I cannot tell you the number of practicing massage therapists who tell me that one of their top five goals in their career is to be able to afford to take whatever continuing ed class they want. To me, that’s sad. It is sad, to me as a practicioner, that there are classes out there that are not affordable to all therapists. And it is sad to me, as an instructor, that the quality of a class is often based on it’s pricing. We all know that cost is the great equalizer when it comes to massage therapy education.
So what is a better way to determine if a class is going to be worth the money? Research the program, and more importantly, the provider, ahead of signing up for the class.
What are the intentions of the provider? Will they answer your questions personally when you get back to your studio and you cannot remember exactly how they said to execute that technique? Also research the quality of the product – the course. Did the provider design the course their self? What is their teaching style?Do they take time to coach each person individually? Will you receive materials to take home with you? Will there be TA to help if the class grows in number? Is the class itself going to enhance your personal practice? These are just a few of the questions you can and should ask when searching for a CE course. They will help you immensely in pursuit of improving your practice, enhancing your knowledge, and spending your time and money wisely.

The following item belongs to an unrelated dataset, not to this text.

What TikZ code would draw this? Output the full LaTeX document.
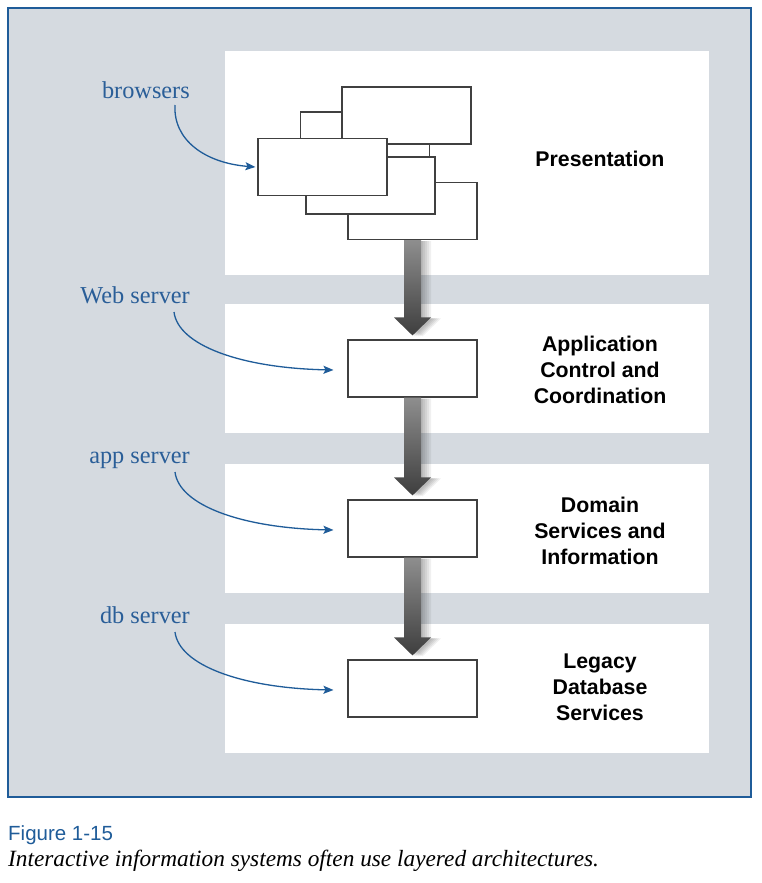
\documentclass[tikz,border=0pt]{standalone}
\usepackage{fontspec}
\newfontfamily\sansf{Liberation Sans}
\newfontfamily\seriff{Liberation Serif}
\usetikzlibrary{calc,arrows.meta}
\definecolor{bgray}{HTML}{D5DAE0}
\definecolor{fblue}{HTML}{1F5C99}
\definecolor{tblue}{HTML}{2A5E98}
\definecolor{atop}{HTML}{8E8E8E}
\definecolor{abot}{HTML}{3E3E3E}
\begin{document}
\begin{tikzpicture}[x=1pt,y=-1pt,
 win/.style={draw=black!75, line width=1.1pt, fill=white, inner sep=0pt, minimum width=129pt, minimum height=57pt},
 lbl/.style={text=tblue, font=\seriff\fontsize{24.3}{26}\selectfont, inner sep=0pt, anchor=base east},
 layer/.style={font=\sansf\bfseries\fontsize{21.3}{26}\selectfont, align=center, inner sep=0pt},
 curv/.style={draw=fblue, line width=1.3pt, -{Stealth[length=10pt,width=8pt,inset=2pt]}},
 fat/.style={top color=atop, bottom color=abot, draw=none},
 shad/.style={fill=black, opacity=0.06, draw=none}
]
\useasboundingbox (0,0) rectangle (761,883);
\filldraw[fill=bgray, draw=fblue, line width=2pt] (8,8) rectangle (751,797);
\fill[white] (225,51) rectangle (709,275);
\fill[white] (225,304) rectangle (709,433);
\fill[white] (225,464) rectangle (709,593);
\fill[white] (225,624) rectangle (709,753);

% browser windows (back to front)
\node[win] (E) at (412.5,211) {};
\node[win] (B) at (365,140.5) {};
\node[win] (A) at (406.5,115.5) {};
\node[win] (D) at (370.5,185.5) {};
\node[win] (C) at (322.5,167) {};

% server boxes
\node[win] (W) at (412.5,368.5) {};
\node[win] (P) at (412.5,528.5) {};
\node[win] (Q) at (412.5,688.5) {};

% layer titles
\node[layer] (t1) at (600,159) {Presentation};
\node[layer] (t2) at (600,370) {Application\\Control and\\Coordination};
\node[layer] (t3) at (600,531) {Domain\\Services and\\Information};
\node[layer] (t4) at (600,687) {Legacy\\Database\\Services};

% labels
\node[lbl] (l1) at (190,99) {browsers};
\node[lbl] (l2) at (190,303) {Web server};
\node[lbl] (l3) at (190,463) {app server};
\node[lbl] (l4) at (190,623) {db server};

\coordinate (s1) at (175,105);
\coordinate (s2) at (174,312);
\coordinate (s3) at (175,472);
\coordinate (s4) at (175,632);

\draw[curv] (s1) .. controls (173,140) and (205,163) .. ([xshift=-2pt]C.west);
\draw[curv] (s2) .. controls (178,345) and (240,368) .. ([xshift=-14pt,yshift=-1.5pt]W.west);
\draw[curv] (s3) .. controls (179,505) and (241,528) .. ([xshift=-14pt,yshift=-1.5pt]P.west);
\draw[curv] (s4) .. controls (179,665) and (241,688) .. ([xshift=-14pt,yshift=-1.5pt]Q.west);

% fat arrows with soft shadow
\foreach \s/\t in {E/W, W/P, P/Q}{
\foreach \d in {2,4,6,8,10}{
\path[shad] let \p1=(\s.south), \p2=(\t.north) in
  (\x1-8.5pt+\d pt,\y1-1pt) -- (\x1+8.5pt+\d pt,\y1-1pt) -- (\x1+8.5pt+\d pt,\y2+22pt-1pt) -- (\x1+18.5pt+\d pt,\y2+22pt-1pt)
  -- (\x1+\d pt,\y2+4pt-1pt) -- (\x1-18.5pt+\d pt,\y2+22pt-1pt) -- (\x1-8.5pt+\d pt,\y2+22pt-1pt) -- cycle;
}
\path[fat] let \p1=(\s.south), \p2=(\t.north) in
  (\x1-8.5pt,\y1) -- (\x1+8.5pt,\y1) -- (\x1+8.5pt,\y2+22pt) -- (\x1+18.5pt,\y2+22pt)
  -- (\x1,\y2+4pt) -- (\x1-18.5pt,\y2+22pt) -- (\x1-8.5pt,\y2+22pt) -- cycle;
}

% caption
\node[anchor=base west, inner sep=0pt, text=fblue, font=\sansf\fontsize{20.5}{22}\selectfont] (cap1) at (8,840) {Figure 1-15};
\node[anchor=base west, inner sep=0pt, font=\seriff\itshape\fontsize{23.3}{24}\selectfont] (cap2) at (8,866) {Interactive information systems often use layered architectures.};
\end{tikzpicture}
\end{document}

I once attended a CE class where one of the attendees actually slept thru much of the two day seminar. I cannot imagine how the instructor felt but, as an attendee, I found it enormously distracting because I kept thinking, “Why did you bother to sign up for this? How do you have enough money to be able to attend a class and get nothing from it?” I know that these people are out there, and you’ve probably seen them too. You may be interested to observe or know how an instructor deals with such distractions.
Perhaps the most important question to research is whether the provider is up to date with their accreditations and licensing. Early in my teaching career, I had a student travel to a class in a resort area about 2 hours away from home. He paid for a weekend class, two nights in a hotel, meals, travel, etc. He was, as we almost all are, audited when his renewal came due. He was very surprised to discover that this particular provider was not up to date on their credentials and had actually allowed them to lapse. My student received no CE credit for that course and subsequently fell out of state compliance, fines ensued, not a good situation. Take the minute or two to check on line that your provider is actually in good standing with NCBTMB or your state before you give them your hard earned money.
You may also want to consider the providers portfolio of class offerings. Providers who offer classes in many disciplines can absolutely be as good or better than instructors who focus on one subject, however, you may want to learn specifically from an “Expert” in a particular discipline. Once you find a reputable provider that you feel a rapport with, it’s nice to have the opportunity to return to them. Does the provider have advanced courses in their field so that you can continue your skill set? Or is this class just an introduction after which you will have to find another instructor to further your knowledge? Consider what you’d like to be able to do with your new skills while choosing the provider.
There are amazing continuing education providers all across the nation who are teaching amazing small classes. They are equally as competent and devoted to their craft as those who are large and filling auditoriums. Please talk to them, learn from them, and share the good news when you find those gems in your region!